Warto zaznaczyć, że wydarzenie nie jest organizowane przez Agrounię, niemniej, Michał Kołodziejczak wyraził poparcie i zadeklarował swoje uczestnictwo. „Już za chwilę będziemy mogli mieć pretensje tylko do samych siebie. Obecnej władzy pozwalamy na naprawdę bardzo dużo. Tylko dlatego, że ciągle udajemy niezorganizowanych” – czytamy na Facebooku Agrounii. Zdaniem Michała Kołodziejczaka, obecny kryzys energetyczny jest winą tylko i wyłącznie polityków. Zarówno on sam jak i pozostali uczestniczy protestu przypominają o rekordowych zyskach spółek skarbu państwa, zawirowaniach tyczących się nieuczciwych praktyk w dysponowaniu publiczną ziemią i wielu innych kwestiach składających się na wyjątkowo nieprzychylne warunki na rynku. Postulaty, które niesie za sobą strajk, skupiają się głównie na odblokowaniu potencjału odnawialnych źródeł energii w Polsce, opodatkowaniu spółek energetycznych oraz całkowitym embargu na paliwa kopalne z Rosji.
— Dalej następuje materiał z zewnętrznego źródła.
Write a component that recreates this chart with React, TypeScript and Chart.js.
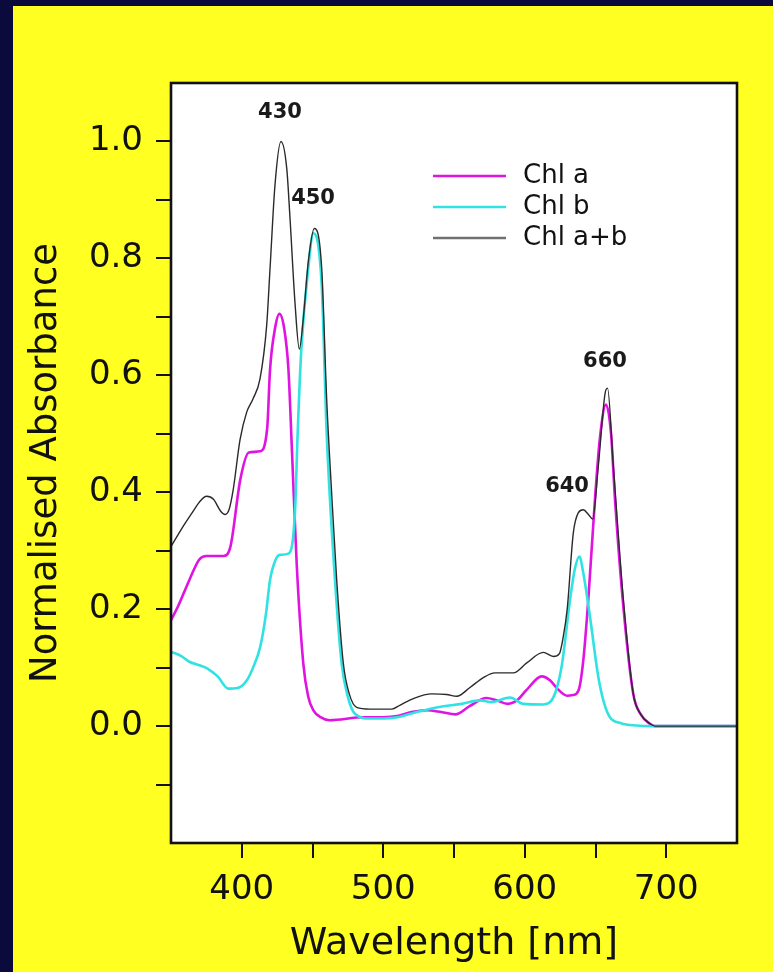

Na ten moment niemal 3000 osób zadeklarowało chęć wzięcia udziału w wydarzeniu. Jednocześnie w mediach ponownie wybuchła dyskusja na temat wpływu takowych strajków na sytuację w kraju. Faktem jest jednak, że warunki stale się pogarszają, natomiast działania podejmowane przez rząd niejednokrotnie wiążą się z wieloma niejasnościami. Warto również zauważyć, że kryzys energetyczny w dużej mierze uderza właśnie w rolników. W bieżącym sezonie producenci mają niemałe problemy, by uzupełnić zapasy węgla czy nawozów. Niewiadomą pozostaje także sezon przechowalniczy, który wiąże się z dużym zapotrzebowaniem na energię elektryczną, której koszt jest aktualnie bardzo wysoki. A to wciąż zaledwie ułamek z listy negatywnych czynników… Tak jak wspominaliśmy, strajki w Warszawie odbywały się już nie raz. Niestety nie przyniosły one zamierzonego skutku. Warto jednak pamiętać, że brak działań to ciche przyzwolenie… W ramach przypomnienia, protest ma odbyć się 28 października o godzinie 18:00. Uczestnicy rozpoczną go pod Pałacem Kultury i Nauki w Warszawie.
Co o tym sądzicie? Ktoś z Was planuje dołączyć do strajkujących?